▶ **Input material**
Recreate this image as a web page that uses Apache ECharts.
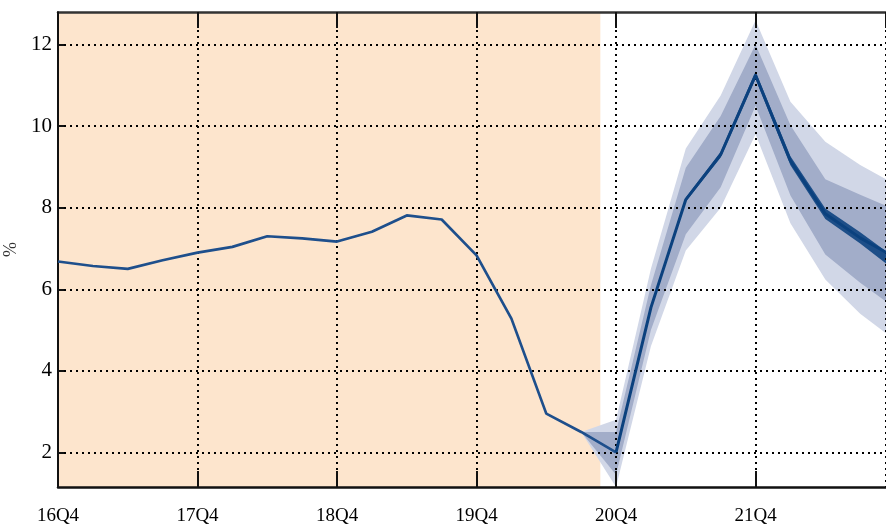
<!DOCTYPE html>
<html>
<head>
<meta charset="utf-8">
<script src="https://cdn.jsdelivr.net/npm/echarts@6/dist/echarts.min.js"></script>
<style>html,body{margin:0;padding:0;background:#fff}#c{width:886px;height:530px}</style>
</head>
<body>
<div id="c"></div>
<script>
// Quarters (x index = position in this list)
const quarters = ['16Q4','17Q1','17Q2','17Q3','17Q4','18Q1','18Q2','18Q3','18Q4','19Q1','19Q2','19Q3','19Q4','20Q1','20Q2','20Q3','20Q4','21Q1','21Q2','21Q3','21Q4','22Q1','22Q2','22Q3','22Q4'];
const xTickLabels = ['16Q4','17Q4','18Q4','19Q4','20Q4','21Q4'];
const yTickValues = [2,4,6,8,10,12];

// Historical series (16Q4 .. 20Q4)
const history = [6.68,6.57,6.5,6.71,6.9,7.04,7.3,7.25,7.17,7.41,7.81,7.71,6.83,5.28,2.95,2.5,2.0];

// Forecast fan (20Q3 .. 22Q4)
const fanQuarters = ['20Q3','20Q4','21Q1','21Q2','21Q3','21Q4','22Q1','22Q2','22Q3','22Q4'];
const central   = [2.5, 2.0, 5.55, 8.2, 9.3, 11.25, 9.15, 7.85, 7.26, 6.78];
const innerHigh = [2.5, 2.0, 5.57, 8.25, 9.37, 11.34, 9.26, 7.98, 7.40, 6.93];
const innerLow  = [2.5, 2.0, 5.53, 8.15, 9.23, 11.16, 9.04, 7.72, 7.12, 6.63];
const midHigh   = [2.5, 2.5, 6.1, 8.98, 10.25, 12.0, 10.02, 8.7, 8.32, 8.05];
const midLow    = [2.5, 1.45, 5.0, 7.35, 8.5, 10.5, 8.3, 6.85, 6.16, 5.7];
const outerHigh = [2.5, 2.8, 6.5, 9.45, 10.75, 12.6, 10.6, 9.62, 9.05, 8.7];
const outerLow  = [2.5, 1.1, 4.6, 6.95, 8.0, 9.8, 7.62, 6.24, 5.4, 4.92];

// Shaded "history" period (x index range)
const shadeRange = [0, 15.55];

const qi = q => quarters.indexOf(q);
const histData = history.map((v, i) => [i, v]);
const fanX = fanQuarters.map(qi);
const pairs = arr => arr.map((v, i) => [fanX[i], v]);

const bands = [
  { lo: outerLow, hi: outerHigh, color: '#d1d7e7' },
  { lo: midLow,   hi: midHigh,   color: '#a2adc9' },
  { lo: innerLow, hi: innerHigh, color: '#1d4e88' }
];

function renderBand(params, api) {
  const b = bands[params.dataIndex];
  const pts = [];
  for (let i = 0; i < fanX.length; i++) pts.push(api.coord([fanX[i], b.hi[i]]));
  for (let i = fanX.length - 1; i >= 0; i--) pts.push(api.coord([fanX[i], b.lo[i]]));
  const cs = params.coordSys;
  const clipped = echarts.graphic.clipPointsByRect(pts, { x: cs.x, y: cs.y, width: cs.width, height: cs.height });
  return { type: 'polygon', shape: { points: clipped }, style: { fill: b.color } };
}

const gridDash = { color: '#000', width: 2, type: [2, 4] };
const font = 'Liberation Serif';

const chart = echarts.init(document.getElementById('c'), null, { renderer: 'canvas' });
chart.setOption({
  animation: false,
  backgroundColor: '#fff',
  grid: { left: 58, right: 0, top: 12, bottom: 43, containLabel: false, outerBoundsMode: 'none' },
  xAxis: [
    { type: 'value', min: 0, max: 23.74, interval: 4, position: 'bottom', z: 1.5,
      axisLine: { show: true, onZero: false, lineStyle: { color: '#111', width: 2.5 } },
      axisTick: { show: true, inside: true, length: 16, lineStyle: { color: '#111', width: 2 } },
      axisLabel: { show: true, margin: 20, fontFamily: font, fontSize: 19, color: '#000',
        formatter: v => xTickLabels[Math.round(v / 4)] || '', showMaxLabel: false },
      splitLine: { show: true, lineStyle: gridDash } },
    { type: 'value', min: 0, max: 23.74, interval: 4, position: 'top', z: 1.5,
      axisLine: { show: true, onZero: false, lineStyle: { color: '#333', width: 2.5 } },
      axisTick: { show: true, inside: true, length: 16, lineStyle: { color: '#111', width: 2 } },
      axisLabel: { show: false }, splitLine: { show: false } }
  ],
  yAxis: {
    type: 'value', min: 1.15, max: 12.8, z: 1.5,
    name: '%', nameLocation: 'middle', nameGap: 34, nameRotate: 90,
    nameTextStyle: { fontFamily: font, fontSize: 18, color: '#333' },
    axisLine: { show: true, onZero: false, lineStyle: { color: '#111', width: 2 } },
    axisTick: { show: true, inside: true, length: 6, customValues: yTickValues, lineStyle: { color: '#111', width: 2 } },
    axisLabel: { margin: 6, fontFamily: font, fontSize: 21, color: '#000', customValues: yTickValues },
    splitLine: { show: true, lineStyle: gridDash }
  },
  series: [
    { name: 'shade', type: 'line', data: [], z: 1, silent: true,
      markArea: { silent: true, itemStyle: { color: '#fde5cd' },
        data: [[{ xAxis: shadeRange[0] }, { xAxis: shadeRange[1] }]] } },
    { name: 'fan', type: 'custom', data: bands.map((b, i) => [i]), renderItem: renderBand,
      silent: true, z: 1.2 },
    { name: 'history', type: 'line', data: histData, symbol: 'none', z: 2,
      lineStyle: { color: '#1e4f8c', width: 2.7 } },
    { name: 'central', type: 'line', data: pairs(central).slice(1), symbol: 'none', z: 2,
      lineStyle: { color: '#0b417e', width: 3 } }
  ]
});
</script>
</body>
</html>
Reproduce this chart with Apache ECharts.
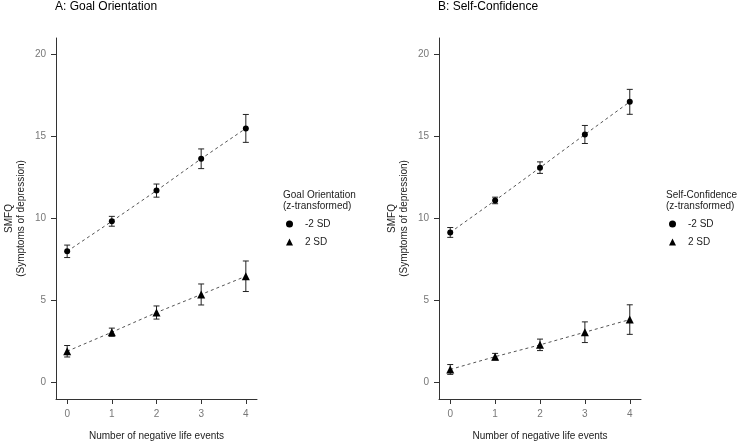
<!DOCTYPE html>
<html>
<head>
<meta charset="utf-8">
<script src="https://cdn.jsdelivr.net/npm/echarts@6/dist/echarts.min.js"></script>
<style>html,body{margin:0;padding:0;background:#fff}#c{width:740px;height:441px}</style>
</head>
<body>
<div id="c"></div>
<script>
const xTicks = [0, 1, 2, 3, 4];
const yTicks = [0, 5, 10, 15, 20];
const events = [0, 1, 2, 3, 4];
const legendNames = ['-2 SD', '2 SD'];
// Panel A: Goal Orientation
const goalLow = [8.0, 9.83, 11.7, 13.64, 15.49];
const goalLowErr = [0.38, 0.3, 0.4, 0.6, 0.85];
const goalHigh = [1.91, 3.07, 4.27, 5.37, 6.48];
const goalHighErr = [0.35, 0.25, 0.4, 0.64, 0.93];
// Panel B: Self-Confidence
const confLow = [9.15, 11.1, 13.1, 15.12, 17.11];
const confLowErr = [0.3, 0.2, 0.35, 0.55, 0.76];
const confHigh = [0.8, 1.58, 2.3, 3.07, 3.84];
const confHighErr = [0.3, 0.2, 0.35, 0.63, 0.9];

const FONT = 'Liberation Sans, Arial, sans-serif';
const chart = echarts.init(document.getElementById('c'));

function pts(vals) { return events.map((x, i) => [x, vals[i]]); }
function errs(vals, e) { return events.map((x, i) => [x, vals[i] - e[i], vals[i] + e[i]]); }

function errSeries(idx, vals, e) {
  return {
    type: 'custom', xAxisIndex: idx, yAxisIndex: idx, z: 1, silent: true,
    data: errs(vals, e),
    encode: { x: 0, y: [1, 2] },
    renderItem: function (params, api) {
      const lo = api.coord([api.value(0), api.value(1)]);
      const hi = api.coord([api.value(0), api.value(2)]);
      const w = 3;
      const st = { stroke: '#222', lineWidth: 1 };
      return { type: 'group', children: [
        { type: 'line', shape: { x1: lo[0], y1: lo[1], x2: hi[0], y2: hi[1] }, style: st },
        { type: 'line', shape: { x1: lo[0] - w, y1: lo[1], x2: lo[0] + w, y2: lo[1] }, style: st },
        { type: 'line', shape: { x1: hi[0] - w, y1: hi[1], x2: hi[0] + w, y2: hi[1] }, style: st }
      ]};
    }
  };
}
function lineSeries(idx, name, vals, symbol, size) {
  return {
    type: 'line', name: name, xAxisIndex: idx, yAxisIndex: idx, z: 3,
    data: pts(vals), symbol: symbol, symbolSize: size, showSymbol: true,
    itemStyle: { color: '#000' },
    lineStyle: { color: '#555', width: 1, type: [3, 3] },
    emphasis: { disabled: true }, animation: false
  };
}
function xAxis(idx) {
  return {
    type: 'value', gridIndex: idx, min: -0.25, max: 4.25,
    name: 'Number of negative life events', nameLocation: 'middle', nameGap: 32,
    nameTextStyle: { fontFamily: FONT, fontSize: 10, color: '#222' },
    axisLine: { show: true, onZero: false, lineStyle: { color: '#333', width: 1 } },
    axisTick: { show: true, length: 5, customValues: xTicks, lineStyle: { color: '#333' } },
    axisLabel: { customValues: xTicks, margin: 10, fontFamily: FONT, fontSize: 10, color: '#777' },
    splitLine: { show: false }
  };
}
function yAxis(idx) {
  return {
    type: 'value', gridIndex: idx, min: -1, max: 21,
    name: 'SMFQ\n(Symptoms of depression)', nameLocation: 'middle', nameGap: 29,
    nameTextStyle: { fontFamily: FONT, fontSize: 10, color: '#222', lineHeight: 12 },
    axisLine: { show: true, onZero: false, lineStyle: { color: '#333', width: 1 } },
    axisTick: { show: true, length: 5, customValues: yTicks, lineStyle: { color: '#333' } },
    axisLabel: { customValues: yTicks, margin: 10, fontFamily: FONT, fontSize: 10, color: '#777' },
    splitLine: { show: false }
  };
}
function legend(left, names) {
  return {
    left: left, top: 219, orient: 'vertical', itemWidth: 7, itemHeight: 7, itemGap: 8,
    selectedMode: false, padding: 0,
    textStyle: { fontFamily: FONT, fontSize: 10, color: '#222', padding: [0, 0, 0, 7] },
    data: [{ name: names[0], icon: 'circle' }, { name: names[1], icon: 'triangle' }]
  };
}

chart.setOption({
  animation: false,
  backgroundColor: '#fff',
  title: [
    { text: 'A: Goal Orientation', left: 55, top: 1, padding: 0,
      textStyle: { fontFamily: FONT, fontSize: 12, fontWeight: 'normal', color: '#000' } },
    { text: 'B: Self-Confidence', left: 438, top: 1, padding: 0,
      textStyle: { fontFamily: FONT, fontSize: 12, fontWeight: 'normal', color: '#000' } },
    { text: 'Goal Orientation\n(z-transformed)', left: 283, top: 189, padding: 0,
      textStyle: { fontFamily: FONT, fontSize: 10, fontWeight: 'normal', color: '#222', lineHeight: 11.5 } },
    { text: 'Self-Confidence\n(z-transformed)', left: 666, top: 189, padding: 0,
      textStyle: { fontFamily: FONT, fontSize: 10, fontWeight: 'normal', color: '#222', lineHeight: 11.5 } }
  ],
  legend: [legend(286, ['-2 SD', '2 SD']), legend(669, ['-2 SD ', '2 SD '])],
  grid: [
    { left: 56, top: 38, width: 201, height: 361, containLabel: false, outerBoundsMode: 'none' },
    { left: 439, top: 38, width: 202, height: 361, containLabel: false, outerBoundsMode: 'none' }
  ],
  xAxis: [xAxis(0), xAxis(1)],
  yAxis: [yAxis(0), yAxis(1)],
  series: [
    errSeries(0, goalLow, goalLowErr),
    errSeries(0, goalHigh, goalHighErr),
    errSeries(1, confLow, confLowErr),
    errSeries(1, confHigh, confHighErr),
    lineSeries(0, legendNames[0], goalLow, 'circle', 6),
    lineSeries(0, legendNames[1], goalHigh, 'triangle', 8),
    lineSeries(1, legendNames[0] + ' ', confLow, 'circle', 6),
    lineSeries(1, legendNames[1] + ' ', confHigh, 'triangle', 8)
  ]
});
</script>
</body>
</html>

▶ **Exercise goal**
Reproduce, word for word, every line from the start of the records down to and including the line with "const shadeRange = [0, 15.55];"; skip the pictures.

▶ **Exercise response**
Recreate this image as a web page that uses Apache ECharts.
<!DOCTYPE html>
<html>
<head>
<meta charset="utf-8">
<script src="https://cdn.jsdelivr.net/npm/echarts@6/dist/echarts.min.js"></script>
<style>html,body{margin:0;padding:0;background:#fff}#c{width:886px;height:530px}</style>
</head>
<body>
<div id="c"></div>
<script>
// Quarters (x index = position in this list)
const quarters = ['16Q4','17Q1','17Q2','17Q3','17Q4','18Q1','18Q2','18Q3','18Q4','19Q1','19Q2','19Q3','19Q4','20Q1','20Q2','20Q3','20Q4','21Q1','21Q2','21Q3','21Q4','22Q1','22Q2','22Q3','22Q4'];
const xTickLabels = ['16Q4','17Q4','18Q4','19Q4','20Q4','21Q4'];
const yTickValues = [2,4,6,8,10,12];

// Historical series (16Q4 .. 20Q4)
const history = [6.68,6.57,6.5,6.71,6.9,7.04,7.3,7.25,7.17,7.41,7.81,7.71,6.83,5.28,2.95,2.5,2.0];

// Forecast fan (20Q3 .. 22Q4)
const fanQuarters = ['20Q3','20Q4','21Q1','21Q2','21Q3','21Q4','22Q1','22Q2','22Q3','22Q4'];
const central   = [2.5, 2.0, 5.55, 8.2, 9.3, 11.25, 9.15, 7.85, 7.26, 6.78];
const innerHigh = [2.5, 2.0, 5.57, 8.25, 9.37, 11.34, 9.26, 7.98, 7.40, 6.93];
const innerLow  = [2.5, 2.0, 5.53, 8.15, 9.23, 11.16, 9.04, 7.72, 7.12, 6.63];
const midHigh   = [2.5, 2.5, 6.1, 8.98, 10.25, 12.0, 10.02, 8.7, 8.32, 8.05];
const midLow    = [2.5, 1.45, 5.0, 7.35, 8.5, 10.5, 8.3, 6.85, 6.16, 5.7];
const outerHigh = [2.5, 2.8, 6.5, 9.45, 10.75, 12.6, 10.6, 9.62, 9.05, 8.7];
const outerLow  = [2.5, 1.1, 4.6, 6.95, 8.0, 9.8, 7.62, 6.24, 5.4, 4.92];

// Shaded "history" period (x index range)
const shadeRange = [0, 15.55];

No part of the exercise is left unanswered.